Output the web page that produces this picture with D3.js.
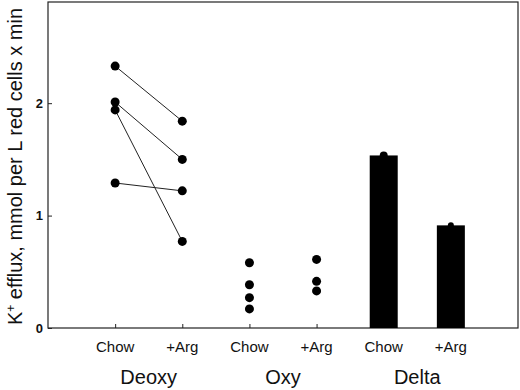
<!DOCTYPE html>
<html>
<head>
<meta charset="utf-8">
<script src="https://cdn.jsdelivr.net/npm/d3@7"></script>
<style>
  body { margin: 0; background: #fff; }
  svg { display: block; font-family: 'Liberation Sans', Arial, sans-serif; }
</style>
</head>
<body>
<svg width="520" height="390"></svg>
<script>
// tick labels along the x axis (positions 1..6) and the group names under them
const categories = ['Chow', '+Arg', 'Chow', '+Arg', 'Chow', '+Arg'];
const groups = ['Deoxy', 'Oxy', 'Delta'];

// deoxy: paired subjects, chow -> +arg
const deoxyChow = [2.33, 2.01, 1.94, 1.29];
const deoxyArg  = [1.84, 1.50, 0.77, 1.22];

// oxy: unpaired points
const oxyChow = [0.58, 0.385, 0.27, 0.17];
const oxyArg  = [0.61, 0.415, 0.33];

// delta: mean bars
const deltaMeans = [1.535, 0.913];

const yTicks = [0, 1, 2];

(function (d3) {
  'use strict';

  const svg = d3.select('svg');
  const width = +svg.attr('width');
  const height = +svg.attr('height');
  const margin = { top: 2, right: 2, bottom: 62, left: 48 };
  const innerWidth = width - margin.left - margin.right;
  const innerHeight = height - margin.top - margin.bottom;

  const xScale = d3.scaleLinear()
    .domain([0, categories.length + 1])
    .range([0, innerWidth]);

  const yScale = d3.scaleLinear()
    .domain([0, 2.9])
    .range([innerHeight, 0]);

  const g = svg.append('g')
    .attr('transform', `translate(${margin.left},${margin.top})`);

  // frame
  g.append('rect')
    .attr('width', innerWidth)
    .attr('height', innerHeight)
    .attr('fill', 'none')
    .attr('stroke', '#222')
    .attr('stroke-width', 1.2);

  // y axis, ticks pointing inward
  const yAxis = d3.axisRight(yScale)
    .tickValues(yTicks)
    .tickFormat(d3.format('d'))
    .tickSize(4)
    .tickPadding(-16);
  const yAxisG = g.append('g').call(yAxis);
  yAxisG.select('.domain').remove();
  yAxisG.selectAll('.tick line').attr('stroke', '#222');
  yAxisG.selectAll('.tick text')
    .attr('x', -5)
    .attr('text-anchor', 'end')
    .style('font-size', '13px')
    .style('font-weight', 'bold')
    .attr('fill', '#111');

  // x axis, ticks pointing inward
  const xAxis = d3.axisTop(xScale)
    .tickValues(d3.range(1, categories.length + 1))
    .tickFormat('')
    .tickSize(4);
  const xAxisG = g.append('g')
    .attr('transform', `translate(0,${innerHeight})`)
    .call(xAxis);
  xAxisG.select('.domain').remove();
  xAxisG.selectAll('.tick line').attr('stroke', '#222');

  g.append('g').selectAll('text')
    .data(categories)
    .enter().append('text')
      .attr('x', (d, i) => xScale(i + 1))
      .attr('y', innerHeight + 24)
      .attr('text-anchor', 'middle')
      .style('font-size', '15px')
      .attr('fill', '#111')
      .text(d => d);

  g.append('g').selectAll('text')
    .data(groups)
    .enter().append('text')
      .attr('x', (d, i) => xScale(i * 2 + 1.5))
      .attr('y', innerHeight + 56)
      .attr('text-anchor', 'middle')
      .style('font-size', '20px')
      .attr('fill', '#111')
      .text(d => d);

  // y label
  const yLabel = svg.append('text')
    .attr('transform', `translate(22,${(5 + 328) / 2}) rotate(-90)`)
    .attr('text-anchor', 'middle')
    .style('font-size', '20px')
    .attr('fill', '#111');
  yLabel.append('tspan').text('K');
  yLabel.append('tspan')
    .attr('baseline-shift', 'super')
    .style('font-size', '12px')
    .text('+');
  yLabel.append('tspan').text(' efflux, mmol per L red cells x min');

  // deoxy pairs
  const pairs = deoxyChow.map((v, i) => [v, deoxyArg[i]]);
  g.append('g').selectAll('line')
    .data(pairs)
    .enter().append('line')
      .attr('x1', xScale(1))
      .attr('x2', xScale(2))
      .attr('y1', d => yScale(d[0]))
      .attr('y2', d => yScale(d[1]))
      .attr('stroke', '#222')
      .attr('stroke-width', 1);

  const points = [
    ...deoxyChow.map(v => ({ x: 1, v })),
    ...deoxyArg.map(v => ({ x: 2, v })),
    ...oxyChow.map(v => ({ x: 3, v })),
    ...oxyArg.map(v => ({ x: 4, v }))
  ];
  g.append('g').selectAll('circle')
    .data(points)
    .enter().append('circle')
      .attr('cx', d => xScale(d.x))
      .attr('cy', d => yScale(d.v))
      .attr('r', 4.5)
      .attr('fill', '#000');

  // delta bars
  const barWidth = 28;
  g.append('g').selectAll('rect')
    .data(deltaMeans)
    .enter().append('rect')
      .attr('x', (d, i) => xScale(i + 5) - barWidth / 2)
      .attr('y', d => yScale(d))
      .attr('width', barWidth)
      .attr('height', d => innerHeight - yScale(d))
      .attr('fill', '#000');

  g.append('g').selectAll('circle')
    .data(deltaMeans)
    .enter().append('circle')
      .attr('cx', (d, i) => xScale(i + 5))
      .attr('cy', d => yScale(d))
      .attr('r', (d, i) => i === 0 ? 4 : 3)
      .attr('fill', '#000');

}(d3));
</script>
</body>
</html>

########################################

TASK GOAL
Output all of the data exactly as it stands, minus any images.

FINAL RESULT
Output the web page that produces this picture with D3.js.
<!DOCTYPE html>
<html>
<head>
<meta charset="utf-8">
<script src="https://cdn.jsdelivr.net/npm/d3@7"></script>
<style>
  body { margin: 0; background: #fff; }
  svg { display: block; font-family: 'Liberation Sans', Arial, sans-serif; }
</style>
</head>
<body>
<svg width="520" height="390"></svg>
<script>
// tick labels along the x axis (positions 1..6) and the group names under them
const categories = ['Chow', '+Arg', 'Chow', '+Arg', 'Chow', '+Arg'];
const groups = ['Deoxy', 'Oxy', 'Delta'];

// deoxy: paired subjects, chow -> +arg
const deoxyChow = [2.33, 2.01, 1.94, 1.29];
const deoxyArg  = [1.84, 1.50, 0.77, 1.22];

// oxy: unpaired points
const oxyChow = [0.58, 0.385, 0.27, 0.17];
const oxyArg  = [0.61, 0.415, 0.33];

// delta: mean bars
const deltaMeans = [1.535, 0.913];

const yTicks = [0, 1, 2];

(function (d3) {
  'use strict';

  const svg = d3.select('svg');
  const width = +svg.attr('width');
  const height = +svg.attr('height');
  const margin = { top: 2, right: 2, bottom: 62, left: 48 };
  const innerWidth = width - margin.left - margin.right;
  const innerHeight = height - margin.top - margin.bottom;

  const xScale = d3.scaleLinear()
    .domain([0, categories.length + 1])
    .range([0, innerWidth]);

  const yScale = d3.scaleLinear()
    .domain([0, 2.9])
    .range([innerHeight, 0]);

  const g = svg.append('g')
    .attr('transform', `translate(${margin.left},${margin.top})`);

  // frame
  g.append('rect')
    .attr('width', innerWidth)
    .attr('height', innerHeight)
    .attr('fill', 'none')
    .attr('stroke', '#222')
    .attr('stroke-width', 1.2);

  // y axis, ticks pointing inward
  const yAxis = d3.axisRight(yScale)
    .tickValues(yTicks)
    .tickFormat(d3.format('d'))
    .tickSize(4)
    .tickPadding(-16);
  const yAxisG = g.append('g').call(yAxis);
  yAxisG.select('.domain').remove();
  yAxisG.selectAll('.tick line').attr('stroke', '#222');
  yAxisG.selectAll('.tick text')
    .attr('x', -5)
    .attr('text-anchor', 'end')
    .style('font-size', '13px')
    .style('font-weight', 'bold')
    .attr('fill', '#111');

  // x axis, ticks pointing inward
  const xAxis = d3.axisTop(xScale)
    .tickValues(d3.range(1, categories.length + 1))
    .tickFormat('')
    .tickSize(4);
  const xAxisG = g.append('g')
    .attr('transform', `translate(0,${innerHeight})`)
    .call(xAxis);
  xAxisG.select('.domain').remove();
  xAxisG.selectAll('.tick line').attr('stroke', '#222');

  g.append('g').selectAll('text')
    .data(categories)
    .enter().append('text')
      .attr('x', (d, i) => xScale(i + 1))
      .attr('y', innerHeight + 24)
      .attr('text-anchor', 'middle')
      .style('font-size', '15px')
      .attr('fill', '#111')
      .text(d => d);

  g.append('g').selectAll('text')
    .data(groups)
    .enter().append('text')
      .attr('x', (d, i) => xScale(i * 2 + 1.5))
      .attr('y', innerHeight + 56)
      .attr('text-anchor', 'middle')
      .style('font-size', '20px')
      .attr('fill', '#111')
      .text(d => d);

  // y label
  const yLabel = svg.append('text')
    .attr('transform', `translate(22,${(5 + 328) / 2}) rotate(-90)`)
    .attr('text-anchor', 'middle')
    .style('font-size', '20px')
    .attr('fill', '#111');
  yLabel.append('tspan').text('K');
  yLabel.append('tspan')
    .attr('baseline-shift', 'super')
    .style('font-size', '12px')
    .text('+');
  yLabel.append('tspan').text(' efflux, mmol per L red cells x min');

  // deoxy pairs
  const pairs = deoxyChow.map((v, i) => [v, deoxyArg[i]]);
  g.append('g').selectAll('line')
    .data(pairs)
    .enter().append('line')
      .attr('x1', xScale(1))
      .attr('x2', xScale(2))
      .attr('y1', d => yScale(d[0]))
      .attr('y2', d => yScale(d[1]))
      .attr('stroke', '#222')
      .attr('stroke-width', 1);

  const points = [
    ...deoxyChow.map(v => ({ x: 1, v })),
    ...deoxyArg.map(v => ({ x: 2, v })),
    ...oxyChow.map(v => ({ x: 3, v })),
    ...oxyArg.map(v => ({ x: 4, v }))
  ];
  g.append('g').selectAll('circle')
    .data(points)
    .enter().append('circle')
      .attr('cx', d => xScale(d.x))
      .attr('cy', d => yScale(d.v))
      .attr('r', 4.5)
      .attr('fill', '#000');

  // delta bars
  const barWidth = 28;
  g.append('g').selectAll('rect')
    .data(deltaMeans)
    .enter().append('rect')
      .attr('x', (d, i) => xScale(i + 5) - barWidth / 2)
      .attr('y', d => yScale(d))
      .attr('width', barWidth)
      .attr('height', d => innerHeight - yScale(d))
      .attr('fill', '#000');

  g.append('g').selectAll('circle')
    .data(deltaMeans)
    .enter().append('circle')
      .attr('cx', (d, i) => xScale(i + 5))
      .attr('cy', d => yScale(d))
      .attr('r', (d, i) => i === 0 ? 4 : 3)
      .attr('fill', '#000');

}(d3));
</script>
</body>
</html>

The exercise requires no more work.